Между тем православная церковная традиция, так же как и ветхозаветная, не только предписывает благоговение в отношении священных имен, но и отчетливо сознает связь между знаком и означаемым. В церковно-славянском языке имена “Бггъ” и “Гдъ”, как и другие сакральные слова, писались сокращенно, с титлом над ними, что служило указанием на необходимость особого отношения к ним, в то время как слова “Богъ” применительно к языческим кумирам и “Господъ” в значении “господин” писались полностью2. Я понимаю, что грамматика современного русского языка не может вернуться к правилам грамматики церковно-славянской, принципиально отличной, но извлечь из этих правил уроки, по-моему, следует.
При этом нельзя не отметить, что в некоторых случаях, по справедливому наблюдению О. В. Гаркавенко, кощунственным является именно написание слова “Бог” с заглавной буквы.

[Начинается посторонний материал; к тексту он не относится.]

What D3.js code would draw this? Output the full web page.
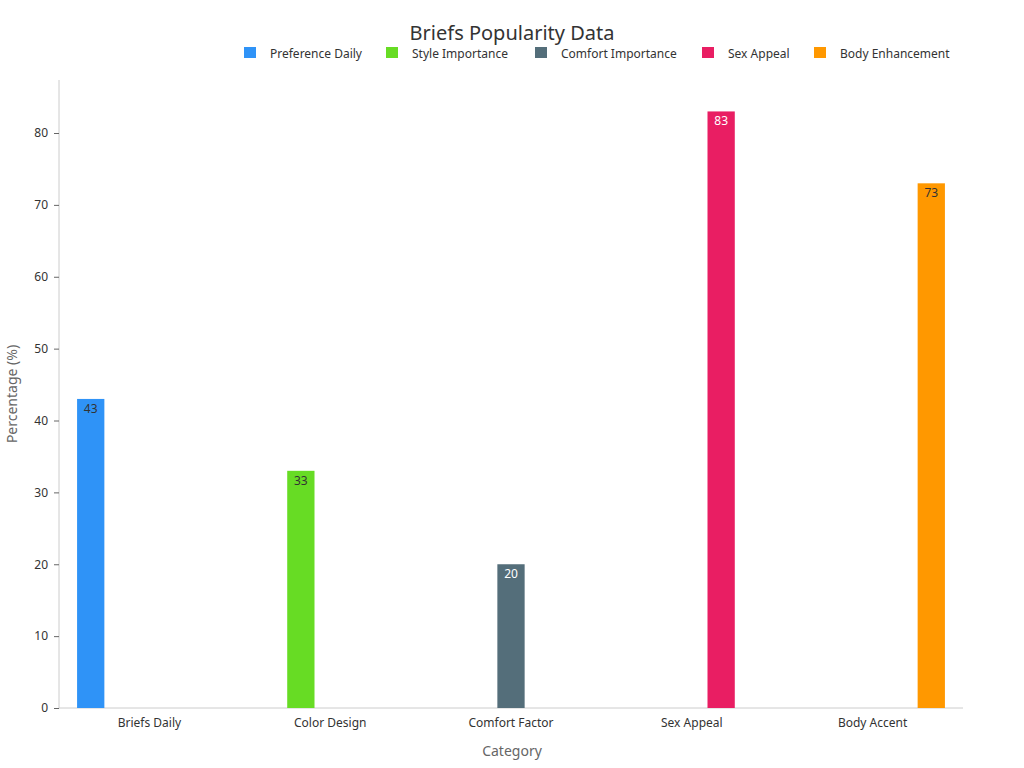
<!DOCTYPE html><html><head><meta charset="utf-8"><script src="https://cdn.jsdelivr.net/npm/d3@7"></script>
<style>body{margin:0;background:#fff;font-family:"Noto Sans","DejaVu Sans",sans-serif}</style></head><body><svg id="c" width="1024" height="768"></svg>
<script>
const categories=["Briefs Daily","Color Design","Comfort Factor","Sex Appeal","Body Accent"];
const seriesNames=["Preference Daily","Style Importance","Comfort Importance","Sex Appeal","Body Enhancement"];
const seriesValues=[43,33,20,83,73];
const colors=["#2f93f7","#67dc24","#546e7a","#e91e63","#ff9800"];
const labelColors=["#333","#333","#fff","#fff","#333"];
const yTicks=[0,10,20,30,40,50,60,70,80];
const svg=d3.select("#c");
const L=59,R=963,B=708;
const y=d3.scaleLinear().domain([0,80]).range([B,133]);
const x=d3.scaleBand().domain(categories).range([L,R]).paddingInner(0.2).paddingOuter(0.1);
const xs=d3.scaleBand().domain(seriesNames).range([0,x.bandwidth()]).paddingInner(0.07);
const xFull=d3.scaleBand().domain(categories).range([L,R]);
svg.append("text").attr("x",512).attr("y",40).attr("text-anchor","middle").attr("font-size",20).attr("fill","#333").text("Briefs Popularity Data");
// axes
const ya=svg.append("g").attr("transform",`translate(${L},0)`).call(d3.axisLeft(y).tickValues(yTicks).tickSize(5).tickPadding(6));
ya.select(".domain").attr("d",`M0,${B}V80`).attr("stroke","#ccc");
ya.selectAll("line").attr("stroke","#666");
ya.selectAll("text").attr("font-size",12).attr("fill","#333").attr("font-family","Noto Sans");
const xa=svg.append("g").attr("transform",`translate(0,${B})`).call(d3.axisBottom(xFull).tickSize(0).tickPadding(10));
xa.select(".domain").attr("d",`M${L},0H${R}`).attr("stroke","#ccc");
xa.selectAll("text").attr("font-size",12).attr("fill","#333").attr("font-family","Noto Sans");
svg.append("text").attr("x",512).attr("y",756).attr("text-anchor","middle").attr("font-size",14).attr("fill","#666").text("Category");
svg.append("text").attr("transform","translate(17,394) rotate(-90)").attr("text-anchor","middle").attr("font-size",14).attr("fill","#666").text("Percentage (%)");
// bars
categories.forEach((c,i)=>{
  const bx=x(c)+xs(seriesNames[i]);
  svg.append("rect").attr("x",bx).attr("y",y(seriesValues[i])).attr("width",xs.bandwidth()).attr("height",B-y(seriesValues[i])).attr("fill",colors[i]);
  svg.append("text").attr("x",bx+xs.bandwidth()/2).attr("y",y(seriesValues[i])+14).attr("text-anchor","middle").attr("font-size",12).attr("fill",labelColors[i]).text(seriesValues[i]);
});
// legend
const lx=[244,386,535,702,814];
seriesNames.forEach((n,i)=>{
  svg.append("rect").attr("x",lx[i]).attr("y",47).attr("width",12).attr("height",11).attr("fill",colors[i]);
  svg.append("text").attr("x",lx[i]+26).attr("y",58).attr("font-size",12).attr("fill","#333").text(n);
});
</script></body></html>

Например, когда в газетной заметке об исполнительнице ролей в эротических фильмах с пафосом утверждается, что “ее Бог — любовь” (автор, видимо, не знаком с высказыванием Апостола Павла о подобных лицах, что “их бог — чрево, и слава их — в сраме” /Фил. 3: 19; ср. 2 Кор. 4: 4/). Или когда высокообразованный специалист Кирилл Кобрин в своей статье о футболе дает название “О природе толстокожего Бога: заметки историка”3. Автор статьи тоже цитирует Мандельштама, строки которого вынесены в эпиграф: “Обезображен, обесславлен / Футбола толстокожий бог”. Верный текстологической точности, Кобрин сохраняет орфографию Осипа Эмильевича в цитате, но уверенно поправляет его в собственном заголовке...
Думается, все эти наблюдения подводят нас к мысли о том, что выбор прописной или строчной буквы в слове “Бог” и в производных от него словах (“Божий”, в иных случаях — “Божественный”) связан не с тем, какими частями речи или членами предложения они формально являются и являются ли вообще членами предложения в определенных словосочетаниях, а с тем, к кому (или к Кому) они относятся (или по крайней мере должны относиться).